### Description of the task
Your output is the lines from the first one to the one containing "var AX = '#444';", repeated exactly, with images left out.

Records from a dataset:

>> begin

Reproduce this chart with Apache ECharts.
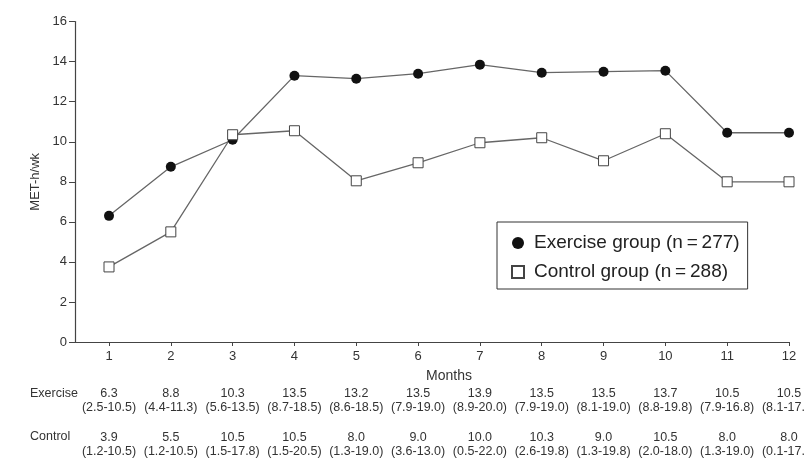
<!DOCTYPE html>
<html>
<head>
<meta charset="utf-8">
<script src="https://cdn.jsdelivr.net/npm/echarts@6/dist/echarts.min.js"></script>
<style>html,body{margin:0;padding:0;background:#fff}#c{width:805px;height:459px}</style>
</head>
<body>
<div id="c"></div>
<script>
var months = [1,2,3,4,5,6,7,8,9,10,11,12];
var yTicks = [0,2,4,6,8,10,12,14,16];
var exercisePlot = [6.3, 8.75, 10.1, 13.3, 13.15, 13.4, 13.85, 13.45, 13.5, 13.55, 10.45, 10.45];
var controlPlot = [3.75, 5.5, 10.35, 10.55, 8.05, 8.95, 9.95, 10.2, 9.05, 10.4, 8.0, 8.0];
var exerciseMedian = ['6.3','8.8','10.3','13.5','13.2','13.5','13.9','13.5','13.5','13.7','10.5','10.5'];
var exerciseRange = ['(2.5-10.5)','(4.4-11.3)','(5.6-13.5)','(8.7-18.5)','(8.6-18.5)','(7.9-19.0)','(8.9-20.0)','(7.9-19.0)','(8.1-19.0)','(8.8-19.8)','(7.9-16.8)','(8.1-17.5)'];
var controlMedian = ['3.9','5.5','10.5','10.5','8.0','9.0','10.0','10.3','9.0','10.5','8.0','8.0'];
var controlRange = ['(1.2-10.5)','(1.2-10.5)','(1.5-17.8)','(1.5-20.5)','(1.3-19.0)','(3.6-13.0)','(0.5-22.0)','(2.6-19.8)','(1.3-19.8)','(2.0-18.0)','(1.3-19.0)','(0.1-17.5)'];
var names = ['Exercise group (n\u2009=\u2009277)', 'Control group (n\u2009=\u2009288)'];

var FONT = '"Liberation Sans", Arial, sans-serif';
var TXT = '#333';
var AX = '#444';

function pair(x, y){ return x.map(function(m,i){ return [m, y[i]]; }); }
function tableAxis(offset, med, rng){
  return {
    type:'value', min:0.45, max:12, position:'bottom', offset:offset,
    axisLine:{show:false}, axisTick:{show:false}, splitLine:{show:false},
    axisLabel:{
      customValues: months, margin:0, fontFamily:FONT, fontSize:12.5, lineHeight:14, color:TXT,
      showMinLabel:true, showMaxLabel:true, hideOverlap:false,
      formatter:function(v){ var i = months.indexOf(v); return i<0 ? '' : med[i] + '\n' + rng[i]; }
    }
  };
}

var chart = echarts.init(document.getElementById('c'));
chart.setOption({
  animation:false,
  backgroundColor:'#fff',
  grid:{left:75, right:16, top:21.6, bottom:117, containLabel:false, outerBoundsMode:'none'},
  legend:{
    orient:'vertical', left:497, top:222,
    data:[{name:names[0], icon:'circle'},{name:names[1], icon:'rect'}],
    itemWidth:12, itemHeight:12, itemGap:9,
    padding:[11, 8, 7, 14],
    borderColor:'#333', borderWidth:1, borderRadius:0,
    textStyle:{fontFamily:FONT, fontSize:19, lineHeight:20, color:'#222', padding:[0,0,0,5]}
  },
  xAxis:[
    {
      type:'value', min:0.45, max:12,
      name:'Months', nameLocation:'middle', nameGap:27,
      nameTextStyle:{fontFamily:FONT, fontSize:14, color:TXT, padding:[0,0,0,34]},
      axisLine:{show:true, lineStyle:{color:AX, width:1.2}},
      axisTick:{show:true, customValues:months, length:4, lineStyle:{color:AX}},
      axisLabel:{customValues:months, margin:8, fontFamily:FONT, fontSize:13, color:TXT, showMinLabel:true, showMaxLabel:true},
      splitLine:{show:false}
    },
    tableAxis(45, exerciseMedian, exerciseRange),
    tableAxis(89, controlMedian, controlRange)
  ],
  yAxis:{
    type:'value', min:0, max:16, interval:2,
    name:'MET-h/wk', nameLocation:'middle', nameGap:30,
    nameTextStyle:{fontFamily:FONT, fontSize:13, color:TXT},
    axisLine:{show:true, lineStyle:{color:AX, width:1.2}},
    axisTick:{show:true, length:6, lineStyle:{color:AX}},
    axisLabel:{margin:8, fontFamily:FONT, fontSize:13, color:TXT},
    splitLine:{show:false}
  },
  graphic:[
    {type:'text', left:30, top:387, style:{text:'Exercise', fontFamily:FONT, fontSize:12.5, fill:TXT}},
    {type:'text', left:30, top:430, style:{text:'Control', fontFamily:FONT, fontSize:12.5, fill:TXT}}
  ],
  series:[
    {
      name:names[0], type:'line', data:pair(months, exercisePlot),
      symbol:'circle', symbolSize:10,
      lineStyle:{color:'#666', width:1.3},
      itemStyle:{color:'#111', borderColor:'#111', borderWidth:0}
    },
    {
      name:names[1], type:'line', data:pair(months, controlPlot),
      symbol:'rect', symbolSize:10,
      lineStyle:{color:'#666', width:1.3},
      itemStyle:{color:'#fff', borderColor:'#444', borderWidth:1}
    }
  ]
});
</script>
</body>
</html>
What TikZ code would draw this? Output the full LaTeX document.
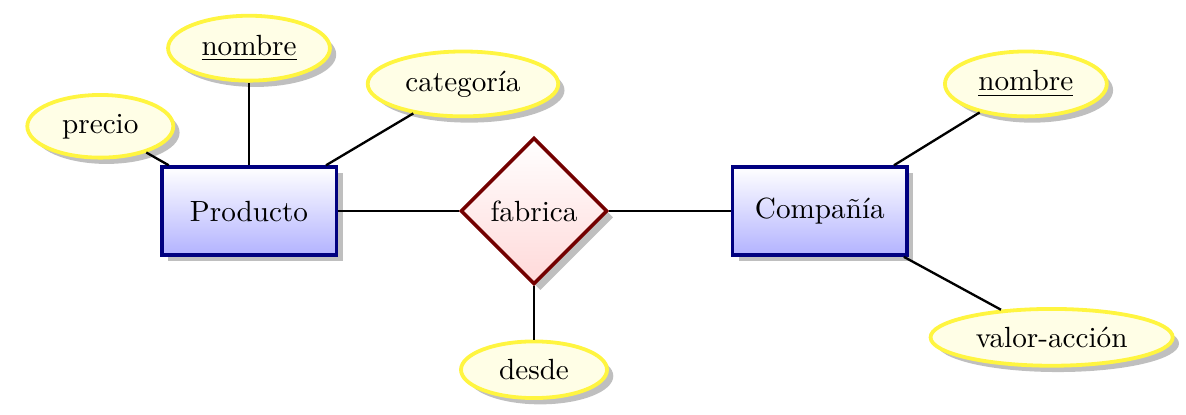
\documentclass[tikz,border=0pt]{standalone}
\usetikzlibrary{shapes.geometric,shadows}
\begin{document}
\begin{tikzpicture}[
    entity/.style={rectangle,draw=blue!50!black,very thick,
        top color=white,bottom color=blue!30,drop shadow,
        minimum width=2.1cm,minimum height=1.06cm},
    relation/.style={diamond,aspect=1,draw=red!45!black,very thick,
        top color=white,bottom color=red!15,drop shadow},
    attribute/.style={ellipse,draw=yellow!75,line width=1.3pt,
        fill=yellow!10,drop shadow,minimum width=50pt},
    link/.style={draw,thick}
]
    \useasboundingbox (-6.427,-2.443) rectangle (7.847,2.54);
    \node[relation] (fabrica) at (0,0) {fabrica};
    \node[entity] (producto) at (-3.43,0) {Producto};
    \node[entity] (compania) at (3.44,0) {Compañía};

    \node[attribute] (precio) at (-5.22,1.02) {precio};
    \node[attribute] (nombreP) at (-3.43,1.96) {\underline{nombre}};
    \node[attribute] (categoria) at (-0.855,1.53) {categoría};
    \node[attribute] (desde) at (0,-1.91) {desde};
    \node[attribute] (nombreC) at (5.92,1.53) {\underline{nombre}};
    \node[attribute] (valor) at (6.23,-1.52) {valor-acción};

    \draw[link] (producto)--(fabrica);
    \draw[link] (fabrica)--(compania);
    \draw[link] (fabrica)--(desde);
    \draw[link] (producto)--(precio);
    \draw[link] (producto)--(nombreP);
    \draw[link] (producto)--(categoria);
    \draw[link] (compania)--(nombreC);
    \draw[link] (compania)--(valor);
\end{tikzpicture}
\end{document}
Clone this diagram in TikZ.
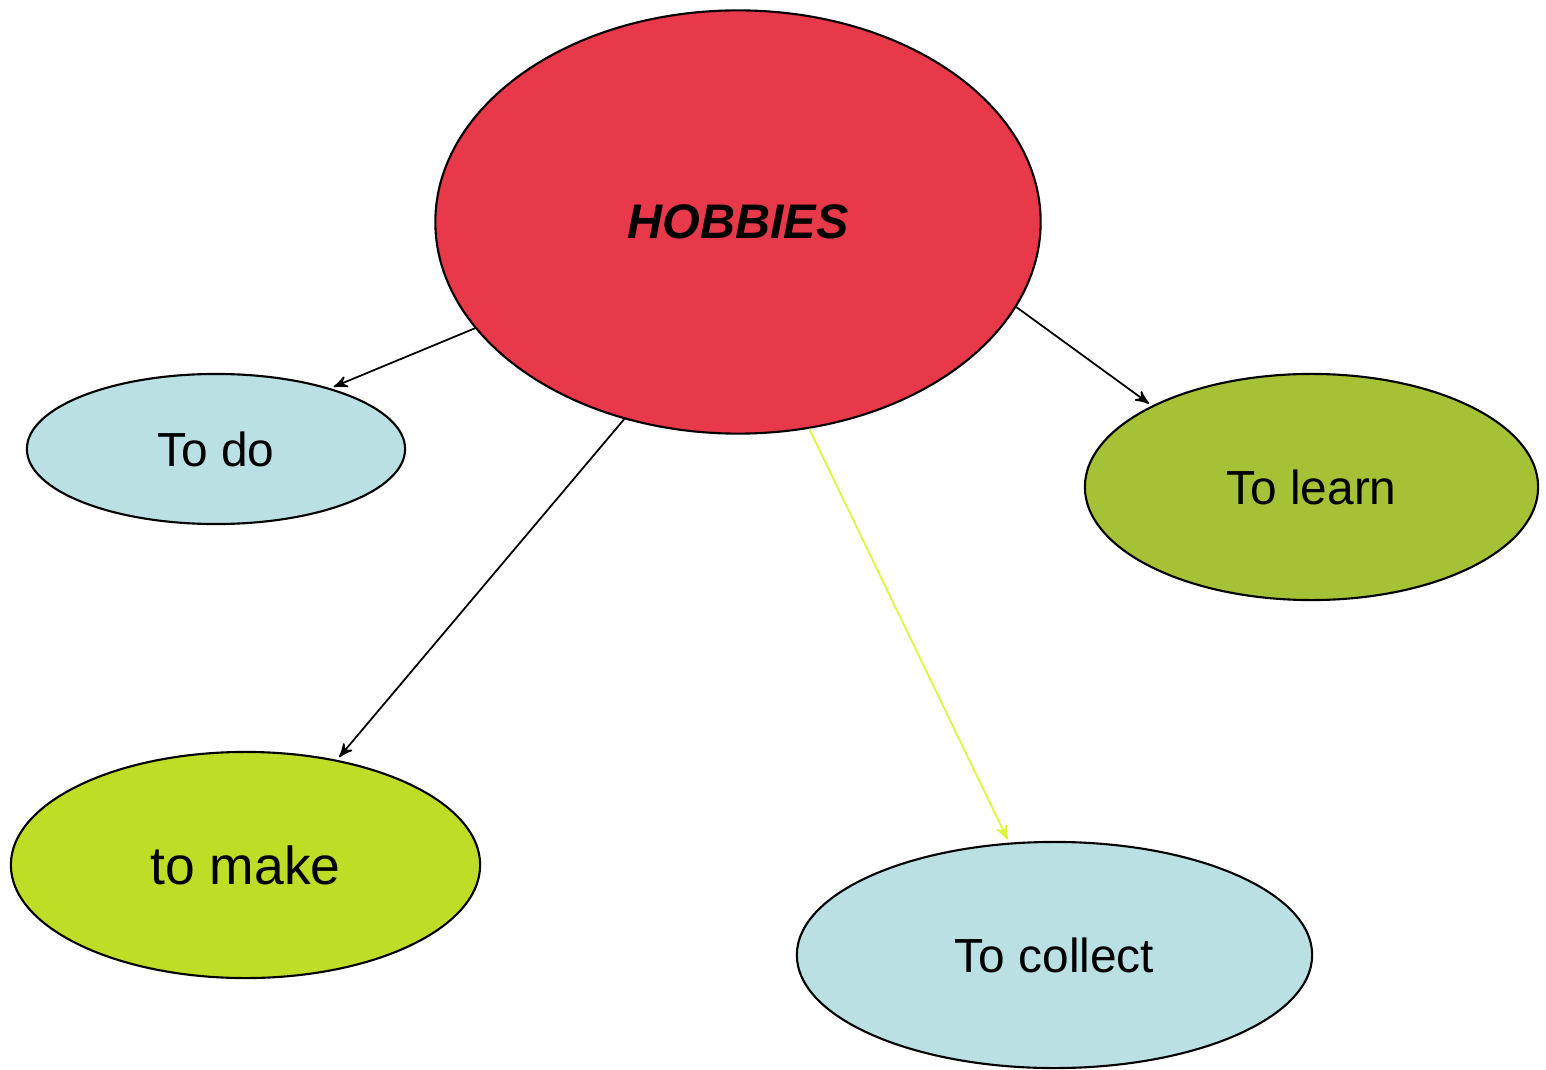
\documentclass[tikz,border=0pt]{standalone}
\usepackage{fontspec}
\setmainfont{Liberation Sans}
\usetikzlibrary{arrows,shapes.geometric}

\definecolor{hobred}{HTML}{E8394A}
\definecolor{paleblue}{HTML}{BBE0E3}
\definecolor{olive}{HTML}{A5C136}
\definecolor{lime}{HTML}{BEDD27}
\definecolor{lemon}{HTML}{DDF53A}

\begin{document}
\begin{tikzpicture}[x=0.01cm,y=0.01cm,>=stealth',shorten >=1pt,
  topic/.style={ellipse,draw,line width=0.6pt,inner sep=0pt,font=\fontsize{13.6}{15}\selectfont},
  link/.style={line width=0.5pt}]
\useasboundingbox (0,0) rectangle (1546,1069);

\node[topic,fill=hobred,minimum width=6.05cm,minimum height=4.23cm,
      font=\fontsize{13.8}{16}\selectfont\bfseries\itshape]   (hobbies) at (738,847)    {HOBBIES};
\node[topic,fill=paleblue,minimum width=3.78cm,minimum height=1.50cm]   (todo) at (216,620)       {To do};
\node[topic,fill=olive,minimum width=4.53cm,minimum height=2.26cm]      (learn) at (1311.5,582)   {To learn};
\node[topic,fill=lime,minimum width=4.69cm,minimum height=2.26cm,
      font=\fontsize{15.2}{17}\selectfont]                               (make) at (245.5,204)     {to make};
\node[topic,fill=paleblue,minimum width=5.15cm,minimum height=2.26cm]   (collect) at (1054.5,114) {To collect};

	\path[->,link] (hobbies.202)  edge 	(todo.28)
					(hobbies.240)  edge 	(make.49)
					(hobbies.289)  edge[lemon] 	(collect.112)
					(hobbies.343)  edge 	(learn.153);

\end{tikzpicture}
\end{document}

>> end

### Task result
Reproduce this chart with Apache ECharts.
<!DOCTYPE html>
<html>
<head>
<meta charset="utf-8">
<script src="https://cdn.jsdelivr.net/npm/echarts@6/dist/echarts.min.js"></script>
<style>html,body{margin:0;padding:0;background:#fff}#c{width:805px;height:459px}</style>
</head>
<body>
<div id="c"></div>
<script>
var months = [1,2,3,4,5,6,7,8,9,10,11,12];
var yTicks = [0,2,4,6,8,10,12,14,16];
var exercisePlot = [6.3, 8.75, 10.1, 13.3, 13.15, 13.4, 13.85, 13.45, 13.5, 13.55, 10.45, 10.45];
var controlPlot = [3.75, 5.5, 10.35, 10.55, 8.05, 8.95, 9.95, 10.2, 9.05, 10.4, 8.0, 8.0];
var exerciseMedian = ['6.3','8.8','10.3','13.5','13.2','13.5','13.9','13.5','13.5','13.7','10.5','10.5'];
var exerciseRange = ['(2.5-10.5)','(4.4-11.3)','(5.6-13.5)','(8.7-18.5)','(8.6-18.5)','(7.9-19.0)','(8.9-20.0)','(7.9-19.0)','(8.1-19.0)','(8.8-19.8)','(7.9-16.8)','(8.1-17.5)'];
var controlMedian = ['3.9','5.5','10.5','10.5','8.0','9.0','10.0','10.3','9.0','10.5','8.0','8.0'];
var controlRange = ['(1.2-10.5)','(1.2-10.5)','(1.5-17.8)','(1.5-20.5)','(1.3-19.0)','(3.6-13.0)','(0.5-22.0)','(2.6-19.8)','(1.3-19.8)','(2.0-18.0)','(1.3-19.0)','(0.1-17.5)'];
var names = ['Exercise group (n\u2009=\u2009277)', 'Control group (n\u2009=\u2009288)'];

var FONT = '"Liberation Sans", Arial, sans-serif';
var TXT = '#333';
var AX = '#444';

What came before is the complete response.